- _TO DO_
Find each line containing the string "source". Copy it.

- _GIVEN DATA_
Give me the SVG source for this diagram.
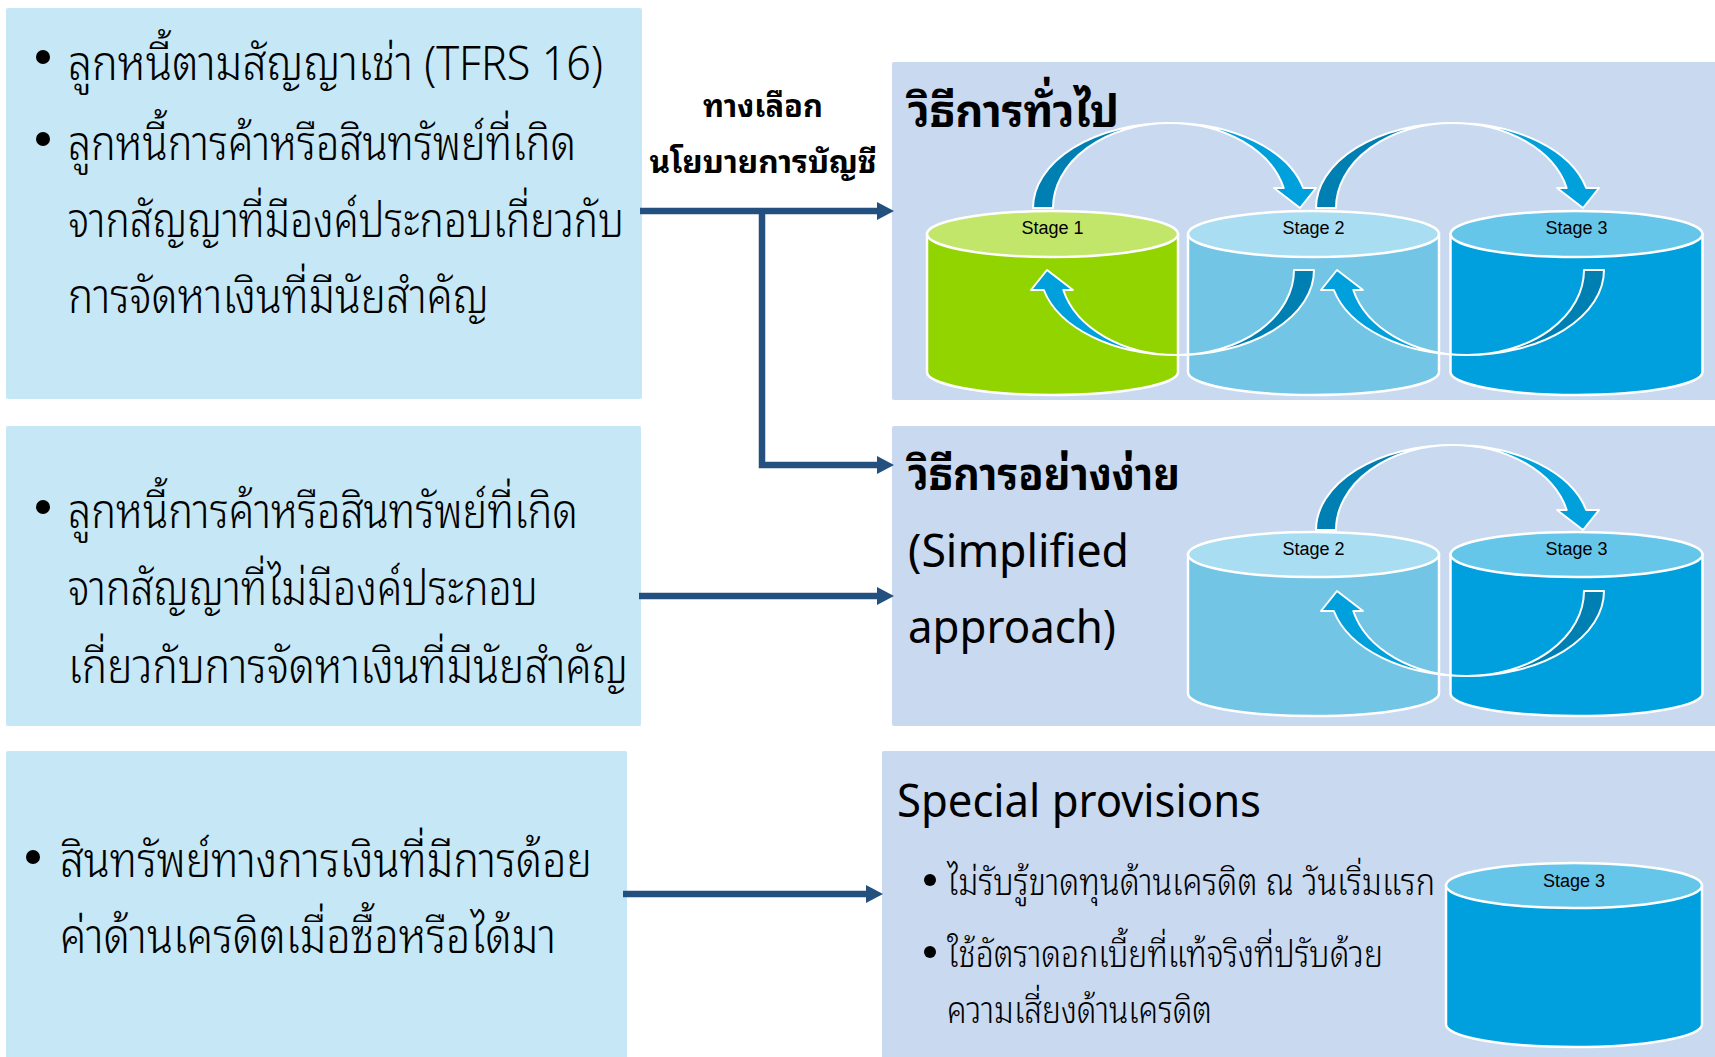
<svg xmlns="http://www.w3.org/2000/svg" width="1715" height="1057" viewBox="0 0 1715 1057">
<style>
  text { font-family: "Noto Sans Thai Looped", "Noto Sans Thai", "Noto Sans", "DejaVu Sans", sans-serif; fill: #000; }
  .src { fill: #C6E7F5; }
  .panel { fill: #C8D9F0; }
  .body { font-size: 48px; font-weight: 300; }
  .title { font-size: 46px; font-weight: bold; }
  .lat { font-size: 45px; }
  .note { font-size: 37px; font-weight: 300; }
  .opt { font-size: 31px; font-weight: bold; text-anchor: middle; }
  .stage { font-family: "Liberation Sans", Arial, sans-serif; font-size: 18px; text-anchor: middle; }
  .conn { fill: none; stroke: #24507F; stroke-width: 6.5; }
  .cyl path, .cyl ellipse { stroke: #fff; stroke-width: 2.5; }
  .g1 .side { fill: #92D400; } .g1 .cap { fill: #C2E66A; }
  .g2 .side { fill: #72C5E5; } .g2 .cap { fill: #A9DDF1; }
  .g3 .side { fill: #00A0DE; } .g3 .cap { fill: #66C6EA; }
  .bend path { stroke: #fff; stroke-width: 2; stroke-linejoin: round; }
  .dark { fill: #0080B2; }
  .light { fill: #00A0DC; }
  .dot { fill: #000; }
</style>
<defs>
  <marker id="ah" markerUnits="userSpaceOnUse" markerWidth="18" markerHeight="18" refX="0" refY="9" orient="auto" viewBox="0 0 18 18">
    <path d="M0 0 L17 9 L0 18 Z" fill="#24507F"/>
  </marker>
  <!-- two-tone bent arrow: base centred at (0,0), tip at (257,0), crest 85 above -->
  <g id="bend" class="bend">
    <path class="dark" d="M-10 0 A137 85 0 0 1 127 -85 A117 85 0 0 0 10 0 Z"/>
    <path class="light" d="M127 -85 A137 85 0 0 1 260.2 -20 L273 -20 L257 0 L231 -20 L240.7 -20 A117 85 0 0 0 127 -85 Z"/>
  </g>
</defs>

<!-- source boxes -->
<g id="src-lease">
  <rect class="src" x="6" y="8" width="636" height="391" rx="2"/>
  <circle class="dot" cx="43" cy="57" r="7"/>
  <circle class="dot" cx="43" cy="139" r="7"/>
  <text class="body" x="68" y="80" textLength="535" lengthAdjust="spacingAndGlyphs">ลูกหนี้ตามสัญญาเช่า (TFRS 16)</text>
  <text class="body" x="68" y="160" textLength="508" lengthAdjust="spacingAndGlyphs">ลูกหนี้การค้าหรือสินทรัพย์ที่เกิด</text>
  <text class="body" x="68" y="237" textLength="556" lengthAdjust="spacingAndGlyphs">จากสัญญาที่มีองค์ประกอบเกี่ยวกับ</text>
  <text class="body" x="68" y="313" textLength="421" lengthAdjust="spacingAndGlyphs">การจัดหาเงินที่มีนัยสำคัญ</text>
</g>

<g id="src-trade">
  <rect class="src" x="6" y="426" width="635" height="300" rx="2"/>
  <circle class="dot" cx="43" cy="507" r="7"/>
  <text class="body" x="68" y="528" textLength="510" lengthAdjust="spacingAndGlyphs">ลูกหนี้การค้าหรือสินทรัพย์ที่เกิด</text>
  <text class="body" x="68" y="605" textLength="470" lengthAdjust="spacingAndGlyphs">จากสัญญาที่ไม่มีองค์ประกอบ</text>
  <text class="body" x="68" y="683" textLength="560" lengthAdjust="spacingAndGlyphs">เกี่ยวกับการจัดหาเงินที่มีนัยสำคัญ</text>
</g>

<g id="src-impaired">
  <rect class="src" x="6" y="751" width="621" height="310" rx="2"/>
  <circle class="dot" cx="33" cy="857" r="7"/>
  <text class="body" x="60" y="877" textLength="532" lengthAdjust="spacingAndGlyphs">สินทรัพย์ทางการเงินที่มีการด้อย</text>
  <text class="body" x="60" y="953" textLength="496" lengthAdjust="spacingAndGlyphs">ค่าด้านเครดิตเมื่อซื้อหรือได้มา</text>
</g>

<!-- option label -->
<g id="policy-choice">
  <text class="opt" x="763" y="117" textLength="120" lengthAdjust="spacingAndGlyphs">ทางเลือก</text>
  <text class="opt" x="763" y="173" textLength="227" lengthAdjust="spacingAndGlyphs">นโยบายการบัญชี</text>
</g>

<!-- general approach -->
<g id="general">
  <rect class="panel" x="892" y="62" width="830" height="338" rx="2"/>
  <text class="title" x="908" y="127" textLength="211" lengthAdjust="spacingAndGlyphs">วิธีการทั่วไป</text>
  <g class="cyl g1">
    <path class="side" d="M927 234 V372 A125.5 23 0 0 0 1178 372 V234 Z"/>
    <ellipse class="cap" cx="1052.5" cy="234" rx="125.5" ry="23"/>
  </g>
  <g class="cyl g2">
    <path class="side" d="M1188 234 V372 A125.5 23 0 0 0 1439 372 V234 Z"/>
    <ellipse class="cap" cx="1313.5" cy="234" rx="125.5" ry="23"/>
  </g>
  <g class="cyl g3">
    <path class="side" d="M1450.5 234 V372 A126 23 0 0 0 1702.5 372 V234 Z"/>
    <ellipse class="cap" cx="1576.5" cy="234" rx="126" ry="23"/>
  </g>
  <text class="stage" x="1052.5" y="234">Stage 1</text>
  <text class="stage" x="1313.5" y="234">Stage 2</text>
  <text class="stage" x="1576.5" y="234">Stage 3</text>
  <use href="#bend" transform="translate(1043 208)"/>
  <use href="#bend" transform="translate(1326 208)"/>
  <use href="#bend" transform="translate(1304 270) rotate(180)"/>
  <use href="#bend" transform="translate(1594 270) rotate(180)"/>
</g>

<!-- simplified approach -->
<g id="simplified">
  <rect class="panel" x="892" y="426" width="830" height="300" rx="2"/>
  <text class="title" x="908" y="490" textLength="272" lengthAdjust="spacingAndGlyphs">วิธีการอย่างง่าย</text>
  <text class="lat" x="908" y="567" textLength="221" lengthAdjust="spacingAndGlyphs">(Simplified</text>
  <text class="lat" x="908" y="643" textLength="208" lengthAdjust="spacingAndGlyphs">approach)</text>
  <g class="cyl g2">
    <path class="side" d="M1188 554.5 V693.5 A125.5 22.5 0 0 0 1439 693.5 V554.5 Z"/>
    <ellipse class="cap" cx="1313.5" cy="554.5" rx="125.5" ry="22.5"/>
  </g>
  <g class="cyl g3">
    <path class="side" d="M1450.5 554.5 V693.5 A126 22.5 0 0 0 1702.5 693.5 V554.5 Z"/>
    <ellipse class="cap" cx="1576.5" cy="554.5" rx="126" ry="22.5"/>
  </g>
  <text class="stage" x="1313.5" y="555">Stage 2</text>
  <text class="stage" x="1576.5" y="555">Stage 3</text>
  <use href="#bend" transform="translate(1326 530)"/>
  <use href="#bend" transform="translate(1594 591) rotate(180)"/>
</g>

<!-- special provisions -->
<g id="special">
  <rect class="panel" x="882" y="751" width="840" height="310" rx="2"/>
  <text class="lat" x="897" y="817" textLength="364" lengthAdjust="spacingAndGlyphs">Special provisions</text>
  <circle class="dot" cx="930" cy="880" r="6"/>
  <circle class="dot" cx="930" cy="952" r="6"/>
  <text class="note" x="947" y="895" textLength="488" lengthAdjust="spacingAndGlyphs">ไม่รับรู้ขาดทุนด้านเครดิต ณ วันเริ่มแรก</text>
  <text class="note" x="947" y="967" textLength="436" lengthAdjust="spacingAndGlyphs">ใช้อัตราดอกเบี้ยที่แท้จริงที่ปรับด้วย</text>
  <text class="note" x="947" y="1023" textLength="265" lengthAdjust="spacingAndGlyphs">ความเสี่ยงด้านเครดิต</text>
  <g class="cyl g3">
    <path class="side" d="M1446 885.5 V1024.5 A128 22.5 0 0 0 1702 1024.5 V885.5 Z"/>
    <ellipse class="cap" cx="1574" cy="885.5" rx="128" ry="22.5"/>
  </g>
  <text class="stage" x="1574" y="887">Stage 3</text>
</g>

<!-- connectors -->
<g id="connectors">
  <path class="conn" d="M640 211 H877" marker-end="url(#ah)"/>
  <path class="conn" d="M762 211 V465 H877" marker-end="url(#ah)"/>
  <path class="conn" d="M639 596 H877" marker-end="url(#ah)"/>
  <path class="conn" d="M623 894 H866" marker-end="url(#ah)"/>
</g>
</svg>
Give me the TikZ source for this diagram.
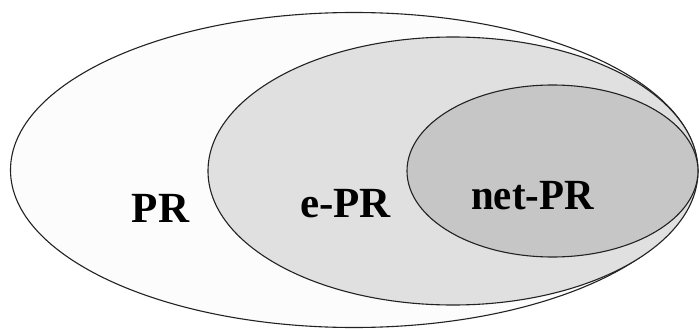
\documentclass[tikz,border=0pt]{standalone}
\usepackage{fontspec}
\setmainfont{Liberation Serif}
\definecolor{outerfill}{HTML}{FCFCFC}
\definecolor{midfill}{HTML}{E0E0E0}
\definecolor{innerfill}{HTML}{C6C6C6}
\definecolor{edge}{HTML}{222222}
\begin{document}
\begin{tikzpicture}[x=1pt,y=-1pt,
  setline/.style={draw=edge,line width=1.1pt},
  lab/.style={anchor=base,inner sep=0pt,font=\fontsize{43}{43}\selectfont\bfseries}]
\useasboundingbox (0,0) rectangle (699,329);
\fill[white] (0,0) rectangle (699,329);
\path[setline,fill=outerfill] (354,170) ellipse [x radius=343.5,y radius=157.5];
\path[setline,fill=midfill] (453,171) ellipse [x radius=245,y radius=134];
\path[setline,fill=innerfill] (552.5,171) ellipse [x radius=145.5,y radius=86];
\node[lab] (pr) at (160.5,222) {PR};
\node[lab] (epr) at (345.5,217) {e-PR};
\node[lab,xscale=0.95] (netpr) at (532.5,209) {net-PR};
\end{tikzpicture}
\end{document}
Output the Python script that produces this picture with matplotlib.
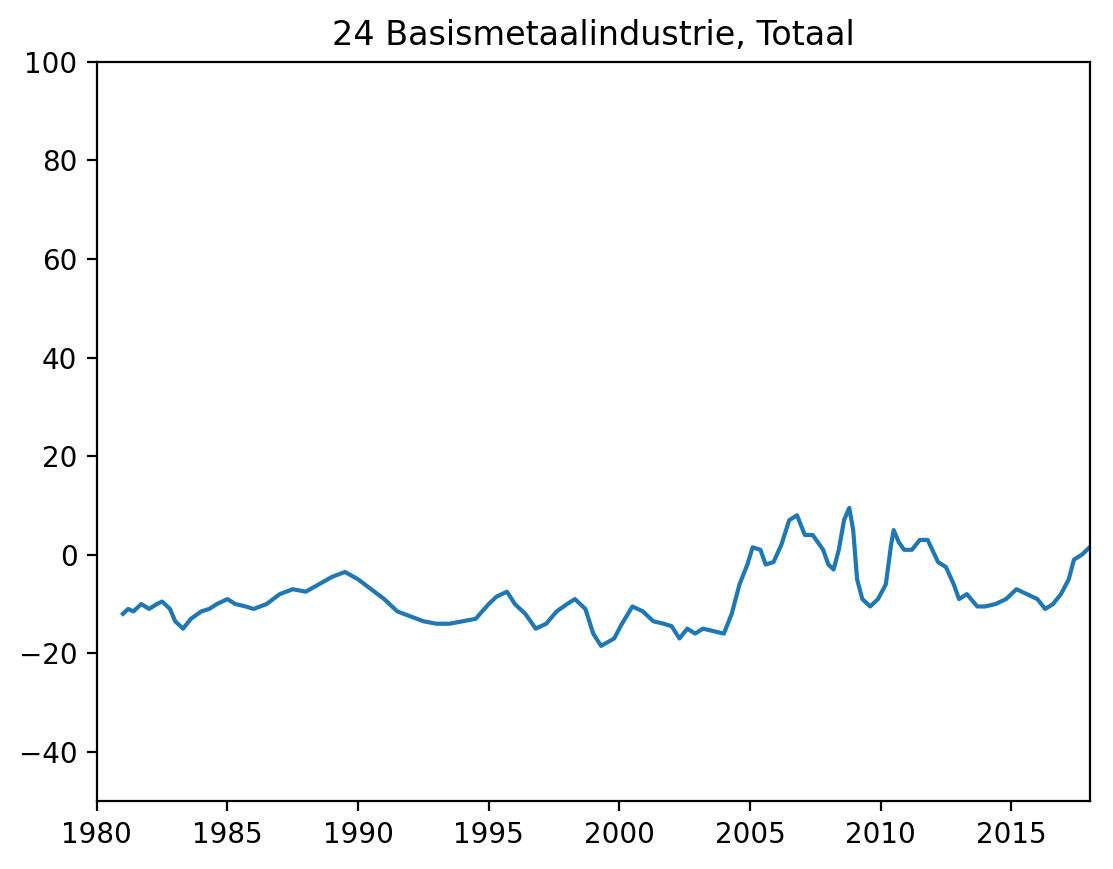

- _THE ANSWER_
Give me the SVG source for this diagram.
<!-- source boxes -->
Give me the TikZ source for this diagram.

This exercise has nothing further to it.